- Born: Mishew Ellen Edgerton May 29, 1935 Raleigh, North Carolina, U.S.
- Died: September 1, 1981 (aged 46) Raleigh, North Carolina, U.S.
- Resting place: Historic Oakwood Cemetery
- Education: Ravenscroft School Holton-Arms School Junior College of Washington
- Occupation: socialite
- Spouse: Alton Battle Smith

= Mishew Edgerton Smith =

American debutante (1935–1981)

Mishew Ellen Edgerton Smith (May 29, 1935 – September 1, 1981) was an American debutante and socialite. In 1953, she was selected by the Terpsichorean Club to lead the North Carolina Debutante Ball.

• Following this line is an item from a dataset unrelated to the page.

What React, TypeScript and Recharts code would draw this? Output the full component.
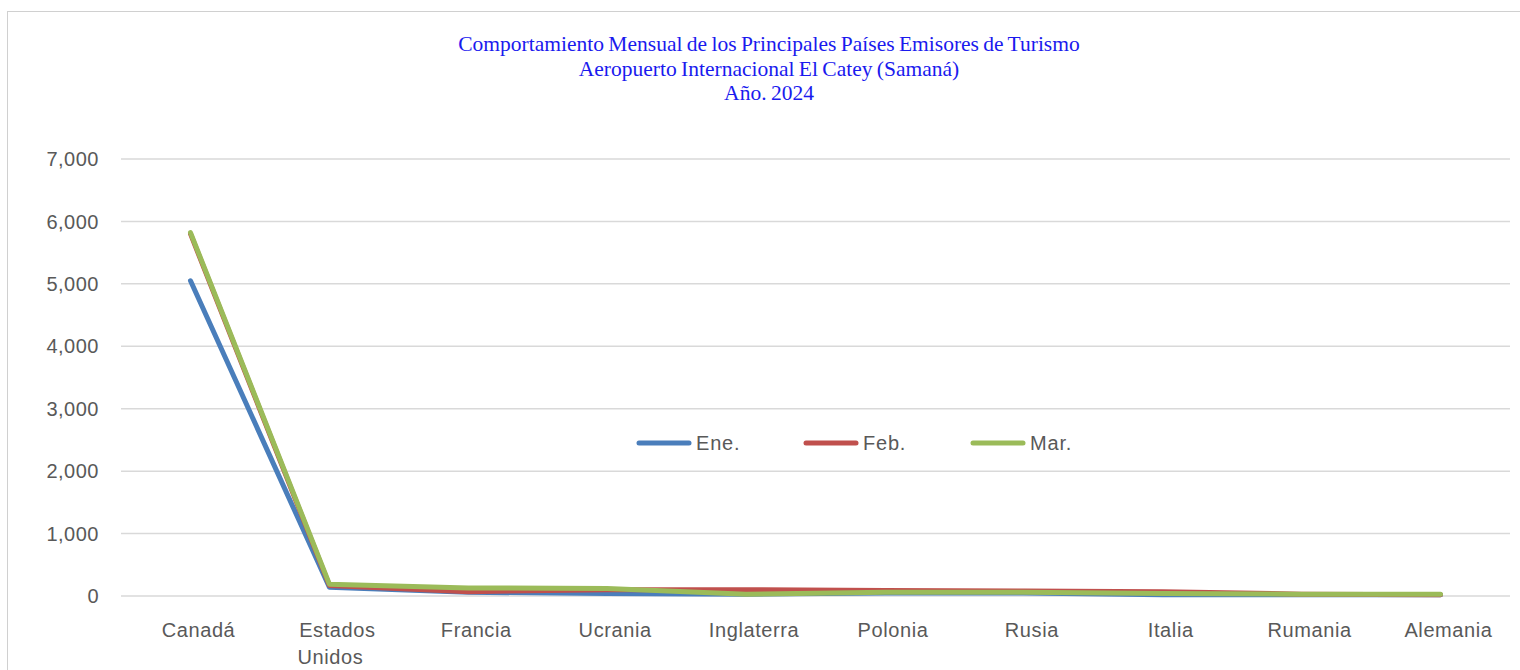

== Early life and family ==
Smith was born Mishew Ellen Edgerton on May 29, 1935, in Raleigh, North Carolina, to Mishew Ellen Rogers Edgerton and Norman Edward Edgerton. She grew up at Tatton Hall, her family's palatial mansion on Oberlin Road. They were members of Carolina Country Club. Her father was a prominent businessman who owned the Raleigh Bonded Warehouse and served as president of the Raleigh Chamber of Commerce, president of the Raleigh Kiwanis Club, and president of the Raleigh Shriners. Her grandfather, Noah Edgerton, owned a cotton mill in Selma, North Carolina. Her grandmother was a niece of the philanthropist Richard Stanhope Pullen of Pullen Plantation.

Smith was educated at the Ravenscroft School in Raleigh, the Holton-Arms School in Maryland, and Junior College of Washington.

== Adult life ==
In September 1953, she was presented to society at the North Carolina Debutante Ball, where she was selected as head debutante. She wore a gown designed by Willie Otey Kay for the occasion.

On April 20, 1956, she married Alton Battle Smith, the grandson of Senator Willis Smith, at Edenton Street United Methodist Church. The ceremony was officiated by Bishop Paul Neff Garber of the North Carolina Annual Conference and Rev. Dr. Howard P. Powell. A reception was held at Tatton Hall. The couple honeymooned in Montego Bay, Jamaica.

She was a member of the Junior League of Raleigh and, prior to her marriage, was a member of the Spinster's Club of Washington, D.C. Like her parents, she was a benefactor of Edgerton Memorial United Methodist Church in Selma.

She had a son, Alton Battle Smith Jr., who inherited her father's company, and a daughter, Mishew Edgerton Smith, who followed in her footsteps as a lead debutante at the North Carolina ball.

Smith died in Raleigh on September 1, 1981, and was buried in Historic Oakwood Cemetery. A pair of 18th-century Delftware vases that once belonged to Smith were donated in her memory to the Joel Lane House Museum.